Arrumados, provisoriamente, os ódios antigos a um canto da prateleira, eis o ‘milagre da rosa’ no seu esplendor, sentando à mesa inimigos de outrora. Com o pote à frente.
Se Mário Soares conservar vestígios de memória e de coerência, não poderá continuar calado. Seguramente, não foi para isto que ousou a Fonte Luminosa, em pleno PREC, opondo-se à nova ditadura do PCP, orquestrada por Cunhal.
Com este arranjo, António Costa hipoteca a herança de Soares e acaba por trair a boa-fé dos eleitores que votaram no PS, sem estarem avisados da viragem à esquerda radical. O país não é o Intendente, onde o ex-autarca montou o escritório.
Para acalmar os enganados, são lançadas manobras de diversão, com não poucas cumplicidades de alguma comunicação social.
A primeira, tem sido zombar do ‘Governo a dias’, fazendo passar a ideia de que este é uma mera formalidade, até entronizar o ‘Governo histórico’ de esquerda.
A segunda, é procurar condicionar Belém, apresentando o ‘Governo de esquerda’ como um facto consumado, como se ao Presidente não restasse outra coisa senão encolher os ombros e assinar de cruz.
Porém, conscientes de que estão a pisar o risco na fronteira do «regular funcionamento das instituições democráticas» – do qual o Presidente é o garante –, surgem os coros de serviçais, louvando o contorcionismo de António Costa.

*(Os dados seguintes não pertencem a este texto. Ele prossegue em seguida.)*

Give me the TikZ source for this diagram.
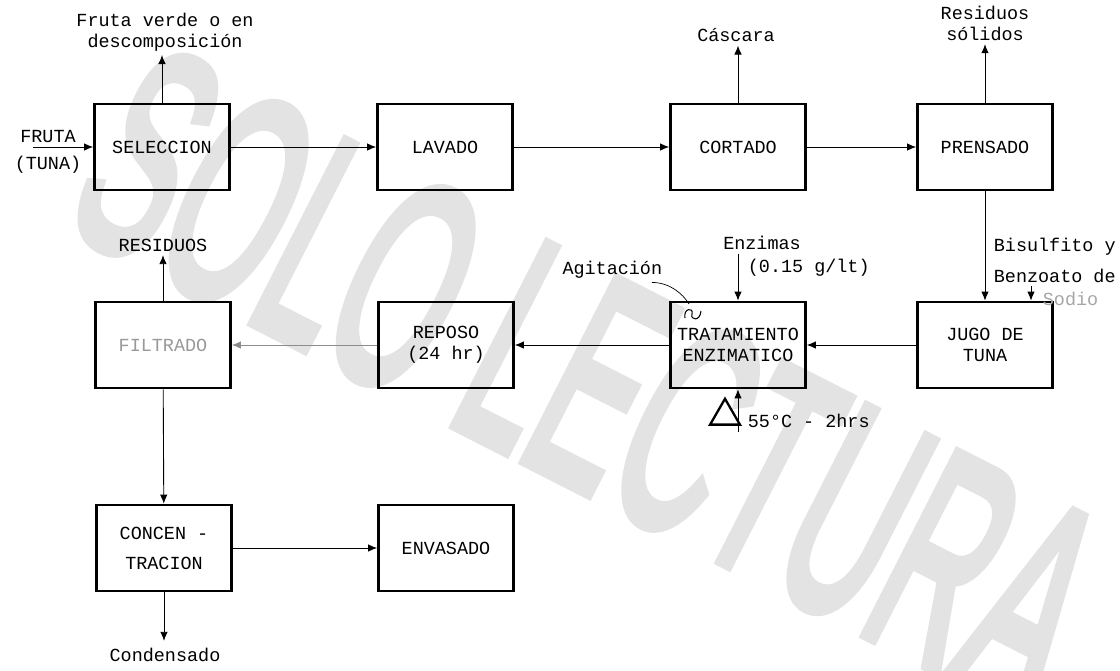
\documentclass[tikz,border=0pt]{standalone}
\usepackage{fontspec}
\setmainfont{Liberation Mono}
\newfontfamily\markfont{Liberation Sans}[FakeBold=4]
\usetikzlibrary{arrows.meta,shapes.geometric}
\newcommand\lblsize{\fontsize{10.5}{12}\selectfont}

\begin{document}
\begin{tikzpicture}[
    x=0.02cm, y=-0.02cm,
    procbox/.style={draw, line width=1.6pt, minimum width=2.7cm, minimum height=1.72cm, align=center, font=\lblsize},
    lbl/.style={font=\lblsize, inner sep=2pt, align=center},
    wmark/.style={text=black!11, font=\markfont\fontsize{80}{80}\selectfont, rotate=-27, yscale=2.1},
    heatmark/.style={regular polygon, regular polygon sides=3, draw, line width=1.3pt, minimum size=0.69cm, inner sep=0pt},
    arrow/.style={-{Latex[length=1.8mm,width=1.5mm]}, line width=0.5pt}
  ]
    \useasboundingbox (0,0) rectangle (1120,670);
    \node[wmark] (mark) at (590,380) {SOLO LECTURA};

    % etapas del proceso
    \node[procbox] (sel) at (162,147) {SELECCION};
    \node[procbox] (lav) at (445,147) {LAVADO};
    \node[procbox] (cort) at (738,147) {CORTADO};
    \node[procbox] (pren) at (985,147) {PRENSADO};
    \node[procbox] (jugo) at (985,345) {JUGO DE\\TUNA};
    \node[procbox] (trat) at (738,345) {TRATAMIENTO\\ENZIMATICO};
    \node[procbox] (rep) at (446,345) {REPOSO\\(24 hr)};
    \node[procbox, text=black!40] (filt) at (163,345) {FILTRADO};
    \node[procbox] (conc) at (164,548) {CONCEN -\\[5pt]TRACION};
    \node[procbox] (env) at (446,548) {ENVASADO};
    \foreach \a/\b in {sel/lav,lav/cort,cort/pren,pren/jugo,jugo/trat,trat/rep,filt/conc,conc/env} {\draw[arrow] (\a) -- (\b);}
    \draw[arrow, draw=black!45] (rep) -- (filt);

    % entradas y salidas
    \node[lbl, anchor=south] (fruta) at (48,147) {FRUTA};
    \node[lbl, anchor=north] (tuna) at (48,152) {(TUNA)};
    \coordinate (fin) at (33,147);
    \draw[arrow] (fin) -- (sel.west);
    \node[lbl] (fv) at (165,32) {Fruta verde o en\\descomposición};
    \draw[arrow] (sel.north) -- (sel.north |- fv.south);
    \node[lbl] (casc) at (736,35) {Cáscara};
    \draw[arrow] (cort.north) -- (cort.north |- casc.south);
    \node[lbl] (ressol) at (985,23) {Residuos\\sólidos};
    \draw[arrow] (pren.north) -- (pren.north |- ressol.south);
    \node[lbl, anchor=west] (bis1) at (990,247) {Bisulfito y};
    \node[lbl, anchor=west] (bis2) at (990,276) {Benzoato de};
    \node[lbl, anchor=west, text=black!35] (bis3) at (1039,299) {Sodio};
    \coordinate (bisin) at (1031,286);
    \draw[arrow] (bisin) -- (bisin |- jugo.north);
    \node[lbl] (enz) at (762,243) {Enzimas};
    \node[lbl, anchor=west] (dosis) at (744,268) {(0.15 g/lt)};
    \draw[arrow] (trat.north |- enz.south) -- (trat.north);
    \node[lbl, anchor=east] (agit) at (666,270) {Agitación};
    \draw[line width=0.4pt] ([xshift=-8pt]agit.south east) .. controls +(18,0) and +(-6,-10) .. (689,304);
    \draw[line width=0.6pt] (685,318) .. controls (683,308) and (694,307) .. (692,314) .. controls (690,320) and (700,322) .. (701,311);
    \node[heatmark] (heat) at (725,416) {};
    \node[lbl, anchor=west] (temp) at (744,421) {55°C - 2hrs};
    \draw[arrow] (trat.south |- temp.south) -- (trat.south);
    \node[lbl] (res) at (163,245) {RESIDUOS};
    \draw[arrow] (filt.north) -- (filt.north |- res.south);
    \node[lbl, inner sep=4pt] (cond) at (165,655) {Condensado};
    \draw[arrow] (conc.south) -- (conc.south |- cond.north);
  \end{tikzpicture}
\end{document}
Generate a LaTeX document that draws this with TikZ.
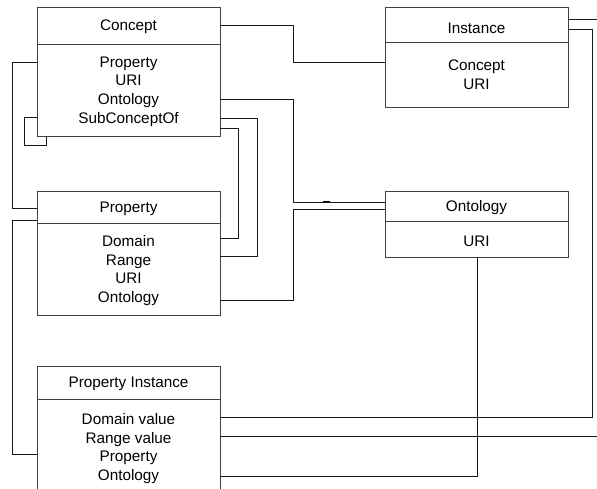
\documentclass[tikz,border=0pt]{standalone}
\usepackage{fontspec}
\setmainfont{Liberation Sans}
\newcommand{\boxfont}{\fontsize{15.3}{18.7}\selectfont}
\begin{document}
\begin{tikzpicture}[x=1pt,y=-1pt,
  umlbox/.style={draw=black!75, line width=0.8pt, minimum width=183pt, inner sep=0pt, outer sep=0pt,
    anchor=north west, align=center, font=\boxfont, text depth=0pt},
  link/.style={draw=black!90, line width=0.8pt}]
\clip (0,0) rectangle (597,489);
\fill[white] (0,0) rectangle (597,489);
% boxes
\node[umlbox, minimum height=37pt] (conceptH) at (37,7) {Concept};
\node[umlbox, minimum height=92pt] (conceptB) at (37,44) {Property\\URI\\Ontology\\SubConceptOf};
\node[umlbox, minimum height=35pt, text height=19pt] (instH) at (385,7) {Instance};
\node[umlbox, minimum height=65pt] (instB) at (385,42) {Concept\\URI};
\node[umlbox, minimum height=30pt] (ontoH) at (385,191) {Ontology};
\node[umlbox, minimum height=36pt, text height=16pt] (ontoB) at (385,221) {URI};
\node[umlbox, minimum height=32pt] (propH) at (37,191) {Property};
\node[umlbox, minimum height=92pt] (propB) at (37,223) {Domain\\Range\\URI\\Ontology};
\node[umlbox, minimum height=33pt] (piH) at (37,366) {Property Instance};
\node[umlbox, minimum height=96pt] (piB) at (37,399) {Domain value\\Range value\\Property\\Ontology};
\coordinate (rightA) at (597,19);
\coordinate (rightB) at (597,436);
% connectors
\draw[link] (conceptH.east) -- (293,25.5) |- (instB.west |- 0,62);
\draw[link] (conceptB.east |- 0,99) -- (293,99) |- (ontoH.west |- 0,202);
\draw[link] (propB.east |- 0,300) -- (293,300) |- (ontoH.west |- 0,209);
\draw[link] (conceptB.east |- 0,118) -- (257,118) |- (propB.east |- 0,256);
\draw[link] (conceptB.east |- 0,128) -- (238,128) |- (propB.east |- 0,238);
\draw[link] (conceptB.west |- 0,117) -- (24,117) -- (24,145) -| (conceptB.south -| 46,0);
\draw[link] (conceptB.west |- 0,62) -- (12,62) |- (propH.west |- 0,208);
\draw[link] (propH.west |- 0,220) -- (12,220) |- (piB.west |- 0,454);
\draw[link] (instH.east |- 0,19) -- (rightA);
\draw[link] (instH.east |- 0,29) -- (592,29) |- (piB.east |- 0,417);
\draw[link] (piB.east |- 0,436) -- (rightB);
\draw[link] (ontoB.south -| 477,0) |- (piB.east |- 0,476);
\draw[black, line width=1.6pt] (323,201.5) -- (330,201.5);
\end{tikzpicture}
\end{document}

Temem que Cavaco interprete à letra, como lhe compete, o regime semipresidencialista e não lhes faça a vontade, furtando-se à chantagem.
De facto, qual é o normativo constitucional que obriga o Presidente a convidar para formar Governo o líder do segundo partido mais votado, cuja pretensa legitimidade assenta na soma aritmética dos derrotados nas eleições?
Talvez, por isso, Jerónimo e Catarina têm-se desdobrado em entrevistas, numa esforçada estratégia para convencer os incrédulos da bondade das suas intenções.
A coordenadora bloquista teve mesmo o desplante de trocar as voltas a Costa, chamando a si a notícia de que «já há acordo» e que «as pensões vão ser todas descongeladas». Com que dinheiro, é um pormenor irrelevante que fica naturalmente para mais tarde.
Entretidos com estas piruetas, os deputados da ‘maioria de esquerda’ não tiveram pressa em começar os trabalhos parlamentares. Estão, pelos vistos, em gozo de férias antecipadas.
Contas feitas por alto – e caso a união atípica de esquerda consiga derrubar o Governo –, é muito provável que os deputados fiquem inativos até dezembro, enquanto aguardam o programa de governo seguinte. Uma festa.
Os partidos da coligação ainda quiseram o agendamento de um debate sobre a vinculação de Portugal ao euro e ao Tratado Orçamental. Tempo perdido. A ‘maioria de esquerda’ rejeitou a proposta em nome da ‘tradição’.
Ou seja: a tradição parlamentar molda-se à vontade do freguês. É negada quando se trata de impor um desastre chamado Ferro Rodrigues. É reposta para não sujeitar o PCP e o BE ao embaraço de explicar a sua duplicidade, defendendo em Estrasburgo o que escondem por cá.
Manuela Ferreira Leite atreveu-se um dia a dizer, num registo irónico, que as reformas de fundo em Portugal só poderiam ser implementadas desde que se ‘suspendesse’ a democracia durante seis meses. Ia caindo o Carmo e a Trindade.
António Costa, sem ironias, vai muito mais longe. Quer virar a democracia do avesso, por tempo indeterminado, incorporando no ‘arco da governação’ dois partidos totalitários, que são contra a União Europeia e a moeda única.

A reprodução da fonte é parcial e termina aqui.